# [What to work on]
Each record is to be transcribed exactly.
====== Supplied data ======
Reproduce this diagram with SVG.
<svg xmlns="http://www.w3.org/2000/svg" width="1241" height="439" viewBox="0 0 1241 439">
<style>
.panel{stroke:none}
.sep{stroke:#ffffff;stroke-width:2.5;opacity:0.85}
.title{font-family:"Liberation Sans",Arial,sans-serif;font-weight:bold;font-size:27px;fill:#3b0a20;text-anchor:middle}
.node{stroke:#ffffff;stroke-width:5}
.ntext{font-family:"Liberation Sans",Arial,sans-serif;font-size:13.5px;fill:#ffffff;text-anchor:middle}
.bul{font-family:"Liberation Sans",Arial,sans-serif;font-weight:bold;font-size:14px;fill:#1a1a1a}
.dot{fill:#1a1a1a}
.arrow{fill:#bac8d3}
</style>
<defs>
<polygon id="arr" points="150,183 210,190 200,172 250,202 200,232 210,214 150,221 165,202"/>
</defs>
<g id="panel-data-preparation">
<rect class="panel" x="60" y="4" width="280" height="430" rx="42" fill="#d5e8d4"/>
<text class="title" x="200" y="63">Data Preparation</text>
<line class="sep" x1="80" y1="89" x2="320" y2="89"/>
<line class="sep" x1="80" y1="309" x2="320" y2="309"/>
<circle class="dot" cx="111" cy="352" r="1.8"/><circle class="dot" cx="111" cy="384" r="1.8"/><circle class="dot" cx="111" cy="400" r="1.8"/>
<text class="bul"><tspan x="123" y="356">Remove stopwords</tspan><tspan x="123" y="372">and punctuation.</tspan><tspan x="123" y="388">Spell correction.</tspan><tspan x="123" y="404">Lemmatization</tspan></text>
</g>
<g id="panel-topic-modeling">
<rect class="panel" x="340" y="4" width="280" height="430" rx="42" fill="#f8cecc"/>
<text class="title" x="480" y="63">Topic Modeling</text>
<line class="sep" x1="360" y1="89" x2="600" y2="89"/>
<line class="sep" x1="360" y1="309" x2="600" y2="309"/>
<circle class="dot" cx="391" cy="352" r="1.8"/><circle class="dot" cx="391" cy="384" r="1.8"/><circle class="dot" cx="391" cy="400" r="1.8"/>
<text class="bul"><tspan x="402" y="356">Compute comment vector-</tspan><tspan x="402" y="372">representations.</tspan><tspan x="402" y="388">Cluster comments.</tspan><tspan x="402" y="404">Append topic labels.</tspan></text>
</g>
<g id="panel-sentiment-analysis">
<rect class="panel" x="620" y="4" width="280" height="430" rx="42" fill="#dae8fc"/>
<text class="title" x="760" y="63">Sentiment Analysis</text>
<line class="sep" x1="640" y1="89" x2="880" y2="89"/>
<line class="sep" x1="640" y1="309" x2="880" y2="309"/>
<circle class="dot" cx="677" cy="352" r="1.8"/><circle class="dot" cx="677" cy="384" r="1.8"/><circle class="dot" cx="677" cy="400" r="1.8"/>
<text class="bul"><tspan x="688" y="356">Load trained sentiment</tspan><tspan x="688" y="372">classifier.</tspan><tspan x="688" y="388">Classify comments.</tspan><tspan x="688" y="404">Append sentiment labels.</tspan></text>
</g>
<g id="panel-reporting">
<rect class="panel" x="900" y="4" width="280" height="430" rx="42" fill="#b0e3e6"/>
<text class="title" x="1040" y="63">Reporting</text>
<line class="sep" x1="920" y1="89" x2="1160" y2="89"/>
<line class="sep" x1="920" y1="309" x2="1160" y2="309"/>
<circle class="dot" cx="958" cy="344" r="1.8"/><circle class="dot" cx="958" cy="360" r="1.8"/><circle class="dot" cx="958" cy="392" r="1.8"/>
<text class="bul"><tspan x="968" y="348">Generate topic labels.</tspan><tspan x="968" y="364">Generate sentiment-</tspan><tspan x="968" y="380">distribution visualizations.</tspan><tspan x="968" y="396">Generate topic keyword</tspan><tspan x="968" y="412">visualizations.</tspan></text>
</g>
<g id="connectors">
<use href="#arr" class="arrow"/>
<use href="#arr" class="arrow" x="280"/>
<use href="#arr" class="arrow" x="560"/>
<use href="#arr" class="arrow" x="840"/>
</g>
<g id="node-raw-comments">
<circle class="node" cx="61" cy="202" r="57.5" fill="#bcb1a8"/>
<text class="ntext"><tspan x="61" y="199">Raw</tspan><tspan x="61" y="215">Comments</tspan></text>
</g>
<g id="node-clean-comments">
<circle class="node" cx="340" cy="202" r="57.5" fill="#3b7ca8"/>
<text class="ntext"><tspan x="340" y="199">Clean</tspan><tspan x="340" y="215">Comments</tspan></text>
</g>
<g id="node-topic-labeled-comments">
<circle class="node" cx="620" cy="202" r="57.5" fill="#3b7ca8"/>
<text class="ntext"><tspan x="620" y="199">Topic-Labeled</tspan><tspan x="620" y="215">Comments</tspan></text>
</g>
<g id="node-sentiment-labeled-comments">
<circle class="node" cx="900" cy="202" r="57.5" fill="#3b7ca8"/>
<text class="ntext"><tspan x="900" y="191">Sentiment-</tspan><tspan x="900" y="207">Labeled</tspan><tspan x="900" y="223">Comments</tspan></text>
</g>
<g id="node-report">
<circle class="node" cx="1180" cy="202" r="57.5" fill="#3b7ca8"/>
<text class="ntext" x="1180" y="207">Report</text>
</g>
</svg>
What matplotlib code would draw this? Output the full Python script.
======
# [Solution]
Reproduce this diagram with SVG.
<svg xmlns="http://www.w3.org/2000/svg" width="1241" height="439" viewBox="0 0 1241 439">
<style>
.panel{stroke:none}
.sep{stroke:#ffffff;stroke-width:2.5;opacity:0.85}
.title{font-family:"Liberation Sans",Arial,sans-serif;font-weight:bold;font-size:27px;fill:#3b0a20;text-anchor:middle}
.node{stroke:#ffffff;stroke-width:5}
.ntext{font-family:"Liberation Sans",Arial,sans-serif;font-size:13.5px;fill:#ffffff;text-anchor:middle}
.bul{font-family:"Liberation Sans",Arial,sans-serif;font-weight:bold;font-size:14px;fill:#1a1a1a}
.dot{fill:#1a1a1a}
.arrow{fill:#bac8d3}
</style>
<defs>
<polygon id="arr" points="150,183 210,190 200,172 250,202 200,232 210,214 150,221 165,202"/>
</defs>
<g id="panel-data-preparation">
<rect class="panel" x="60" y="4" width="280" height="430" rx="42" fill="#d5e8d4"/>
<text class="title" x="200" y="63">Data Preparation</text>
<line class="sep" x1="80" y1="89" x2="320" y2="89"/>
<line class="sep" x1="80" y1="309" x2="320" y2="309"/>
<circle class="dot" cx="111" cy="352" r="1.8"/><circle class="dot" cx="111" cy="384" r="1.8"/><circle class="dot" cx="111" cy="400" r="1.8"/>
<text class="bul"><tspan x="123" y="356">Remove stopwords</tspan><tspan x="123" y="372">and punctuation.</tspan><tspan x="123" y="388">Spell correction.</tspan><tspan x="123" y="404">Lemmatization</tspan></text>
</g>
<g id="panel-topic-modeling">
<rect class="panel" x="340" y="4" width="280" height="430" rx="42" fill="#f8cecc"/>
<text class="title" x="480" y="63">Topic Modeling</text>
<line class="sep" x1="360" y1="89" x2="600" y2="89"/>
<line class="sep" x1="360" y1="309" x2="600" y2="309"/>
<circle class="dot" cx="391" cy="352" r="1.8"/><circle class="dot" cx="391" cy="384" r="1.8"/><circle class="dot" cx="391" cy="400" r="1.8"/>
<text class="bul"><tspan x="402" y="356">Compute comment vector-</tspan><tspan x="402" y="372">representations.</tspan><tspan x="402" y="388">Cluster comments.</tspan><tspan x="402" y="404">Append topic labels.</tspan></text>
</g>
<g id="panel-sentiment-analysis">
<rect class="panel" x="620" y="4" width="280" height="430" rx="42" fill="#dae8fc"/>
<text class="title" x="760" y="63">Sentiment Analysis</text>
<line class="sep" x1="640" y1="89" x2="880" y2="89"/>
<line class="sep" x1="640" y1="309" x2="880" y2="309"/>
<circle class="dot" cx="677" cy="352" r="1.8"/><circle class="dot" cx="677" cy="384" r="1.8"/><circle class="dot" cx="677" cy="400" r="1.8"/>
<text class="bul"><tspan x="688" y="356">Load trained sentiment</tspan><tspan x="688" y="372">classifier.</tspan><tspan x="688" y="388">Classify comments.</tspan><tspan x="688" y="404">Append sentiment labels.</tspan></text>
</g>
<g id="panel-reporting">
<rect class="panel" x="900" y="4" width="280" height="430" rx="42" fill="#b0e3e6"/>
<text class="title" x="1040" y="63">Reporting</text>
<line class="sep" x1="920" y1="89" x2="1160" y2="89"/>
<line class="sep" x1="920" y1="309" x2="1160" y2="309"/>
<circle class="dot" cx="958" cy="344" r="1.8"/><circle class="dot" cx="958" cy="360" r="1.8"/><circle class="dot" cx="958" cy="392" r="1.8"/>
<text class="bul"><tspan x="968" y="348">Generate topic labels.</tspan><tspan x="968" y="364">Generate sentiment-</tspan><tspan x="968" y="380">distribution visualizations.</tspan><tspan x="968" y="396">Generate topic keyword</tspan><tspan x="968" y="412">visualizations.</tspan></text>
</g>
<g id="connectors">
<use href="#arr" class="arrow"/>
<use href="#arr" class="arrow" x="280"/>
<use href="#arr" class="arrow" x="560"/>
<use href="#arr" class="arrow" x="840"/>
</g>
<g id="node-raw-comments">
<circle class="node" cx="61" cy="202" r="57.5" fill="#bcb1a8"/>
<text class="ntext"><tspan x="61" y="199">Raw</tspan><tspan x="61" y="215">Comments</tspan></text>
</g>
<g id="node-clean-comments">
<circle class="node" cx="340" cy="202" r="57.5" fill="#3b7ca8"/>
<text class="ntext"><tspan x="340" y="199">Clean</tspan><tspan x="340" y="215">Comments</tspan></text>
</g>
<g id="node-topic-labeled-comments">
<circle class="node" cx="620" cy="202" r="57.5" fill="#3b7ca8"/>
<text class="ntext"><tspan x="620" y="199">Topic-Labeled</tspan><tspan x="620" y="215">Comments</tspan></text>
</g>
<g id="node-sentiment-labeled-comments">
<circle class="node" cx="900" cy="202" r="57.5" fill="#3b7ca8"/>
<text class="ntext"><tspan x="900" y="191">Sentiment-</tspan><tspan x="900" y="207">Labeled</tspan><tspan x="900" y="223">Comments</tspan></text>
</g>
<g id="node-report">
<circle class="node" cx="1180" cy="202" r="57.5" fill="#3b7ca8"/>
<text class="ntext" x="1180" y="207">Report</text>
</g>
</svg>
What matplotlib code would draw this? Output the full Python script.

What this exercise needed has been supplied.